(Prompt) Reproduce exactly, and nothing else, the lines from the one that contains "Clone this chart in Plotly." through the one that contains "import plotly.graph_objects as go". Leave the pictures out.

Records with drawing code
········

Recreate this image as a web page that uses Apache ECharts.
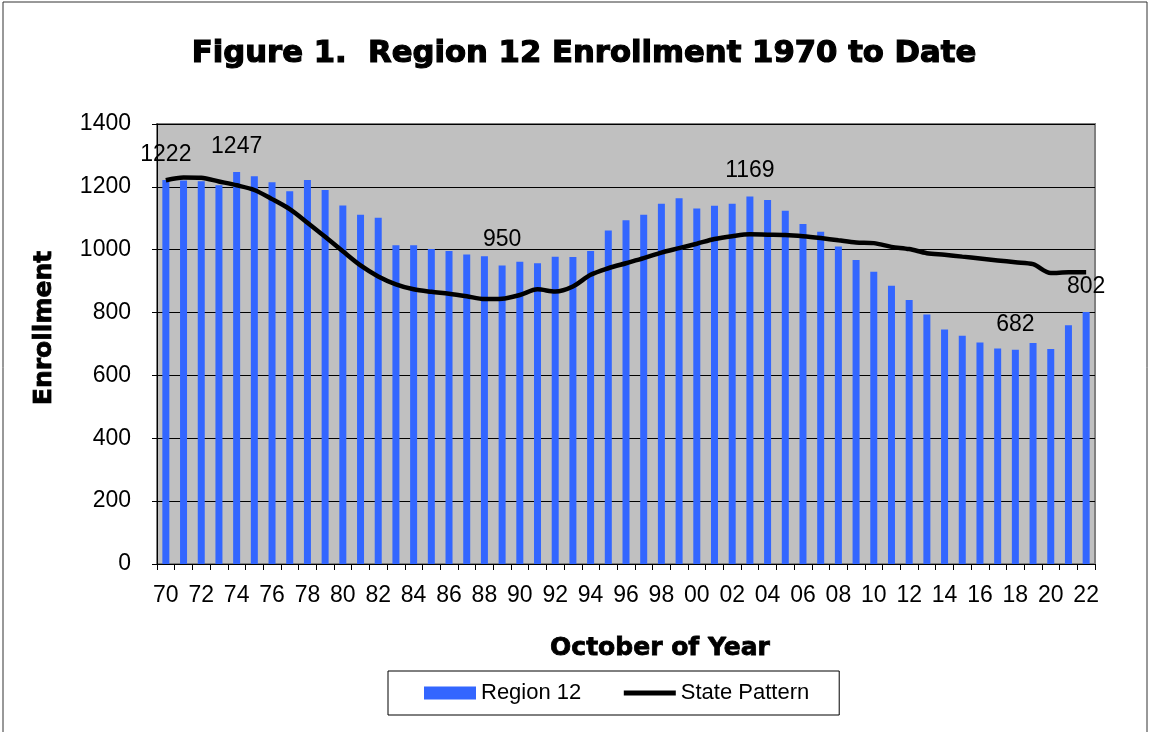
<!DOCTYPE html>
<html>
<head>
<meta charset="utf-8">
<script src="https://cdn.jsdelivr.net/npm/echarts@6/dist/echarts.min.js"></script>
<style>
html,body{margin:0;padding:0;background:#fff;}
#chart{width:1151px;height:732px;}
</style>
</head>
<body>
<div id="chart"></div>
<script>
const years = ['70','71','72','73','74','75','76','77','78','79',
  '80','81','82','83','84','85','86','87','88','89',
  '90','91','92','93','94','95','96','97','98','99',
  '00','01','02','03','04','05','06','07','08','09',
  '10','11','12','13','14','15','16','17','18','19',
  '20','21','22'];
const region12 = [1222,1220,1218,1205,1247,1234,1215,1186,1222,1190,
  1141,1111,1102,1014,1014,1002,996,985,979,950,
  962,957,978,977,996,1061,1094,1111,1146,1164,
  1131,1140,1146,1169,1158,1124,1082,1057,1010,967,
  930,885,840,794,746,726,705,686,682,703,
  684,760,802];
const statePattern = [1221,1230,1229,1217,1205,1190,1161,1129,1086,1041,
  995,950,915,890,874,866,860,852,843,844,
  856,874,867,883,920,941,957,973,991,1005,
  1019,1034,1043,1049,1048,1047,1043,1037,1030,1023,
  1021,1009,1002,989,984,978,972,966,960,954,
  926,928,928];
const labeledYears = ['70','74','89','03','18','22'];
const yTicks = [0,200,400,600,800,1000,1200,1400];

const FONT = 'Liberation Sans, Arial, sans-serif';
const chart = echarts.init(document.getElementById('chart'));

const barData = region12.map((v, i) => labeledYears.includes(years[i])
  ? {value: v, label: {show: true}} : v);

chart.setOption({
  backgroundColor: '#fff',
  animation: false,
  title: {
    text: 'Figure 1.  Region 12 Enrollment 1970 to Date',
    left: 579, top: 34, textAlign: 'center',
    textStyle: {fontFamily: 'DejaVu Sans', fontWeight: 'bold', fontSize: 30.7, color: '#000',
      textBorderColor: '#000', textBorderWidth: 1.2}
  },
  graphic: [
    {type: 'rect', shape: {x: 3, y: 2, width: 1144, height: 760}, style: {fill: 'none', stroke: '#333', lineWidth: 1}, z: -1},
    {type: 'text', x: 660, y: 648, style: {text: 'October of Year', font: 'bold 25px DejaVu Sans', fill: '#000',
      stroke: '#000', lineWidth: 0.8, align: 'center', verticalAlign: 'middle'}},
    {type: 'text', x: 44, y: 328, rotation: Math.PI/2, style: {text: 'Enrollment', font: 'bold 25px DejaVu Sans', fill: '#000',
      stroke: '#000', lineWidth: 0.8, align: 'center', verticalAlign: 'middle'}}
  ],
  legend: {
    left: 388, top: 671,
    padding: [11, 30, 11, 36],
    itemWidth: 52, itemHeight: 13, itemGap: 40,
    backgroundColor: '#fff', borderColor: '#000', borderWidth: 1,
    textStyle: {fontFamily: FONT, fontSize: 22, color: '#000'},
    data: [
      {name: 'Region 12', icon: 'rect'},
      {name: 'State Pattern', itemStyle: {color: 'rgba(0,0,0,0)', borderColor: 'rgba(0,0,0,0)', borderWidth: 0},
        lineStyle: {color: '#000', width: 5}}
    ]
  },
  grid: {
    left: 157, right: 56, top: 124, bottom: 168,
    show: true, backgroundColor: '#C0C0C0', borderColor: '#808080', borderWidth: 2
  },
  xAxis: {
    type: 'category', data: years,
    axisLine: {lineStyle: {color: '#000', width: 1}},
    axisTick: {show: true, interval: 0, length: 6, lineStyle: {color: '#000'}},
    axisLabel: {interval: 1, fontFamily: FONT, fontSize: 23, color: '#000', margin: 20}
  },
  yAxis: {
    type: 'value', min: yTicks[0], max: yTicks[yTicks.length-1], interval: 200,
    axisLine: {show: true, lineStyle: {color: '#000', width: 1}},
    axisTick: {show: true, length: 5, lineStyle: {color: '#000'}},
    axisLabel: {fontFamily: FONT, fontSize: 23, color: '#000', margin: 26, formatter: v => String(v)},
    splitLine: {lineStyle: {color: '#000', width: 1}}
  },
  series: [
    {
      name: 'Region 12', type: 'bar', data: barData, barWidth: 7,
      itemStyle: {color: '#3366FF'},
      label: {show: false, position: 'top', distance: 14, fontFamily: FONT, fontSize: 23, color: '#000'}
    },
    {
      name: 'State Pattern', type: 'line', data: statePattern, smooth: 0.3,
      symbol: 'none', lineStyle: {color: '#000', width: 4.5}, itemStyle: {color: '#000'}, z: 3
    }
  ]
});
</script>
</body>
</html>
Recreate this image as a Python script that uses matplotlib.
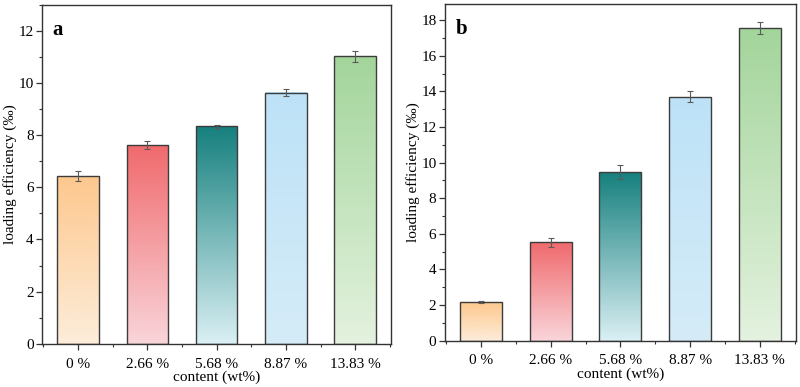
import numpy as np
import matplotlib.pyplot as plt
from matplotlib.colors import to_rgb
from matplotlib.ticker import MultipleLocator, AutoMinorLocator

plt.rcParams['font.family'] = ['Liberation Serif', 'DejaVu Serif']
plt.rcParams['font.size'] = 11

# data
categories = ['0 %', '2.66 %', '5.68 %', '8.87 %', '13.83 %']
eff_a = [6.43, 7.62, 8.34, 9.64, 11.03]
err_a = [0.20, 0.16, 0.05, 0.15, 0.22]
eff_b = [2.16, 5.53, 9.46, 13.70, 17.56]
err_b = [0.05, 0.25, 0.38, 0.30, 0.33]

# gradient colours (top, bottom)
top_colors = ['#FDC88E', '#F06A6D', '#16807E', '#BDE2F7', '#A3D59B']
bottom_colors = ['#FDEDDA', '#F9D5DA', '#DAF0F4', '#D5ECF8', '#E4F2DF']


def draw_panel(ax, vals, errs, ylim, ystep, letter):
    x = np.arange(len(categories))
    w = 0.6
    for i, v in enumerate(vals):
        c1 = np.array(to_rgb(bottom_colors[i]))
        c2 = np.array(to_rgb(top_colors[i]))
        t = np.linspace(0, 1, 256)[:, None]
        grad = c1 + (c2 - c1) * t
        ax.imshow(grad[:, None, :], extent=[x[i] - w / 2, x[i] + w / 2, 0, v],
                  origin='lower', aspect='auto', zorder=1)
    ax.bar(x, vals, width=w, facecolor='none', edgecolor='#3c3c3c', linewidth=1.0, zorder=2)
    ax.errorbar(x, vals, yerr=errs, fmt='none', ecolor='#5a5a5a', elinewidth=0.8,
                capsize=2.5, capthick=0.8, zorder=3)
    ax.set_xlim(-0.52, 4.52)
    ax.set_ylim(*ylim)
    ax.set_xticks(x)
    ax.set_xticklabels(categories)
    ax.xaxis.set_minor_locator(MultipleLocator(0.5))
    ax.yaxis.set_major_locator(MultipleLocator(ystep))
    ax.yaxis.set_minor_locator(AutoMinorLocator(2))
    ax.tick_params(which='major', direction='out', length=4, width=0.9, color='#333333')
    ax.tick_params(which='minor', direction='out', length=2.5, width=0.8, color='#333333')
    ax.tick_params(axis='x', which='major', pad=6)
    ax.tick_params(axis='y', which='major', pad=2)
    for s in ax.spines.values():
        s.set_color('#333333')
        s.set_linewidth(1.0)
    ax.set_xlabel('content (wt%)', labelpad=0)
    ax.set_ylabel('loading efficiency (‰)', labelpad=1)
    ax.text(0.03, 0.955, letter, transform=ax.transAxes, fontsize=15,
            fontweight='bold', va='top', ha='left')


fig = plt.figure(figsize=(8, 3.87), dpi=100)
ax1 = fig.add_axes([0.0525, 0.112, 0.4365, 0.875])
ax2 = fig.add_axes([0.556, 0.12, 0.439, 0.869])

draw_panel(ax1, eff_a, err_a, (0, 13), 2, 'a')
draw_panel(ax2, eff_b, err_b, (0, 18.9), 2, 'b')

fig.savefig('out.png', dpi=100)
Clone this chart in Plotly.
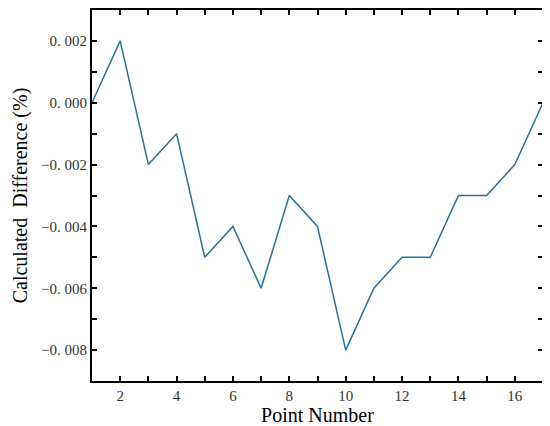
import plotly.graph_objects as go

# data
point_number = list(range(1, 18))
calc_diff = [0.000, 0.002, -0.002, -0.001, -0.005, -0.004, -0.006, -0.003, -0.004,
             -0.008, -0.006, -0.005, -0.005, -0.003, -0.003, -0.002, 0.000]

x_ticks = [2, 4, 6, 8, 10, 12, 14, 16]
x_minor = [3, 5, 7, 9, 11, 13, 15]
y_ticks = [0.002, 0.000, -0.002, -0.004, -0.006, -0.008]
y_minor = [0.001, -0.001, -0.003, -0.005, -0.007]
y_labels = ["0. 002", "0. 000", "\u22120. 002", "\u22120. 004", "\u22120. 006", "\u22120. 008"]

fig = go.Figure()
fig.add_trace(go.Scatter(
    x=point_number, y=calc_diff, mode="lines",
    line=dict(color="#26729c", width=1.5),
    showlegend=False,
))
# transparent copy on the top/right axes so that frame gets drawn with ticks
fig.add_trace(go.Scatter(
    x=point_number, y=calc_diff, mode="lines", xaxis="x2", yaxis="y2",
    line=dict(color="rgba(0,0,0,0)", width=1),
    showlegend=False, hoverinfo="skip",
))

font = "Liberation Serif"
axis_common = dict(
    showgrid=False, zeroline=False, automargin=False,
    showline=True, linecolor="black", linewidth=2,
    ticks="inside", ticklen=5, tickwidth=2, tickcolor="black",
    tickfont=dict(family=font, size=15, color="#333333"),
)
minor_style = dict(ticks="inside", ticklen=5, tickwidth=2, tickcolor="black")

fig.update_layout(
    xaxis=dict(
        range=[1, 17], tickvals=x_ticks,
        minor=dict(tickvals=x_minor, **minor_style),
        title=dict(text="Point Number", font=dict(family=font, size=20, color="black"), standoff=6),
        **axis_common,
    ),
    yaxis=dict(
        range=[-0.009, 0.003], tickvals=y_ticks, ticktext=y_labels,
        minor=dict(tickvals=y_minor, **minor_style),
        title=dict(text="Calculated  Difference (%)", font=dict(family=font, size=20, color="black"), standoff=8),
        **axis_common,
    ),
    xaxis2=dict(
        overlaying="x", side="top", range=[1, 17], tickvals=x_ticks,
        minor=dict(tickvals=x_minor, **minor_style), showticklabels=False,
        **axis_common,
    ),
    yaxis2=dict(
        overlaying="y", side="right", range=[-0.009, 0.003], tickvals=y_ticks,
        minor=dict(tickvals=y_minor, **minor_style), showticklabels=False,
        **axis_common,
    ),
)

# page body has an 8px margin, so the figure is shrunk to fit the window
fig.update_layout(
    width=542, height=418,
    margin=dict(l=84, r=7, t=2, b=45),
    plot_bgcolor="white", paper_bgcolor="white",
)

fig.write_html("out.html")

········

(Solution to the exercise)
Clone this chart in Plotly.
import plotly.graph_objects as go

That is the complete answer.